> Recorded information
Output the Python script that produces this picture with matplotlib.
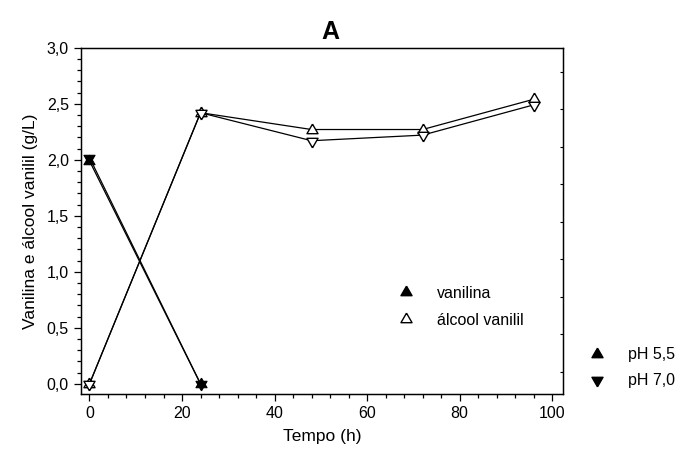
import matplotlib
matplotlib.use("Agg")
import numpy as np
import matplotlib.pyplot as plt
from matplotlib.lines import Line2D
from matplotlib.ticker import MultipleLocator, FuncFormatter, NullFormatter

plt.rcParams['font.family'] = ['Liberation Sans', 'DejaVu Sans']

# Time points (h)
t_van = [0, 24]
t_alc = [0, 24, 48, 72, 96]

# Vanillin (g/L)
van_ph55 = [1.99, 0.00]
van_ph70 = [2.02, 0.00]

# Vanillyl alcohol (g/L)
alc_ph55 = [0.00, 2.42, 2.27, 2.27, 2.54]
alc_ph70 = [0.00, 2.42, 2.17, 2.22, 2.49]

# Equilateral triangles centred on their centroid
TRI_UP = [(0, 1), (-0.866, -0.5), (0.866, -0.5), (0, 1)]
TRI_DN = [(0, -1), (-0.866, 0.5), (0.866, 0.5), (0, -1)]

fig = plt.figure(figsize=(6.85, 4.57), dpi=100)
ax = fig.add_axes([0.1178, 0.1379, 0.7045, 0.7577])

ms = 9.2
lw = 0.9
ax.plot(t_van, van_ph55, color='black', lw=lw, marker=TRI_UP, ms=ms,
        mfc='black', mec='black', mew=0.8, zorder=3)
ax.plot(t_van, van_ph70, color='black', lw=lw, marker=TRI_DN, ms=ms,
        mfc='black', mec='black', mew=0.8, zorder=3)
ax.plot(t_alc, alc_ph55, color='black', lw=lw, marker=TRI_UP, ms=ms,
        mfc='white', mec='black', mew=1.0, zorder=3)
ax.plot(t_alc, alc_ph70, color='black', lw=lw, marker=TRI_DN, ms=ms,
        mfc='white', mec='black', mew=1.0, zorder=3)

ax.set_xlim(-1.9, 102.4)
ax.set_ylim(-0.09, 3.0)
ax.xaxis.set_major_locator(MultipleLocator(20))
ax.xaxis.set_minor_locator(MultipleLocator(4))
ax.yaxis.set_major_locator(MultipleLocator(0.5))
ax.yaxis.set_minor_locator(MultipleLocator(0.1))
ax.yaxis.set_major_formatter(FuncFormatter(lambda v, p: f"{v:.1f}".replace('.', ',')))

ax.tick_params(which='both', direction='out', top=False, right=False,
               labelsize=11.5, width=0.9)
ax.tick_params(which='major', length=5)
ax.tick_params(which='minor', length=3)
for s in ax.spines.values():
    s.set_linewidth(1.0)

# Small inward ticks along the right frame
rax = ax.twinx()
rax.set_ylim(0, 1)
rax.set_yticks(np.linspace(0.064, 0.931, 9))
rax.yaxis.set_major_formatter(NullFormatter())
rax.tick_params(axis='y', direction='in', length=2.5, width=0.8)

ax.set_xlabel('Tempo (h)', fontsize=12.5, labelpad=6)
ax.set_ylabel('Vanilina e álcool vanilil (g/L)', fontsize=12.5, labelpad=6)
ax.set_title('A', fontsize=18, fontweight='bold', pad=6, x=0.517)

# Compound legend inside the axes
h_van = Line2D([], [], ls='none', marker=TRI_UP, ms=ms, mfc='black', mec='black')
h_alc = Line2D([], [], ls='none', marker=TRI_UP, ms=ms, mfc='white', mec='black')
ax.legend([h_van, h_alc], ['vanilina', 'álcool vanilil'],
          loc='center left', bbox_to_anchor=(0.62, 0.251),
          frameon=False, fontsize=11.5, handlelength=1.5,
          handletextpad=1.2, labelspacing=0.75)

# pH legend outside the axes
h_55 = Line2D([], [], ls='none', marker=TRI_UP, ms=ms, mfc='black', mec='black')
h_70 = Line2D([], [], ls='none', marker=TRI_DN, ms=ms, mfc='black', mec='black')
fig.legend([h_55, h_70], ['pH 5,5', 'pH 7,0'],
           loc='center left', bbox_to_anchor=(0.833, 0.195),
           frameon=False, fontsize=11.5, handlelength=1.5,
           handletextpad=1.2, labelspacing=0.7)

fig.savefig('out.png', dpi=100)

> What to work on
Without the pictures, please reproduce each line of the listing above exactly, from the first one through the line bearing "TRI_DN = [(0, -1), (-0.866, 0.5), (0.866, 0.5), (0, -1)]".

> The result
Output the Python script that produces this picture with matplotlib.
import matplotlib
matplotlib.use("Agg")
import numpy as np
import matplotlib.pyplot as plt
from matplotlib.lines import Line2D
from matplotlib.ticker import MultipleLocator, FuncFormatter, NullFormatter

plt.rcParams['font.family'] = ['Liberation Sans', 'DejaVu Sans']

# Time points (h)
t_van = [0, 24]
t_alc = [0, 24, 48, 72, 96]

# Vanillin (g/L)
van_ph55 = [1.99, 0.00]
van_ph70 = [2.02, 0.00]

# Vanillyl alcohol (g/L)
alc_ph55 = [0.00, 2.42, 2.27, 2.27, 2.54]
alc_ph70 = [0.00, 2.42, 2.17, 2.22, 2.49]

# Equilateral triangles centred on their centroid
TRI_UP = [(0, 1), (-0.866, -0.5), (0.866, -0.5), (0, 1)]
TRI_DN = [(0, -1), (-0.866, 0.5), (0.866, 0.5), (0, -1)]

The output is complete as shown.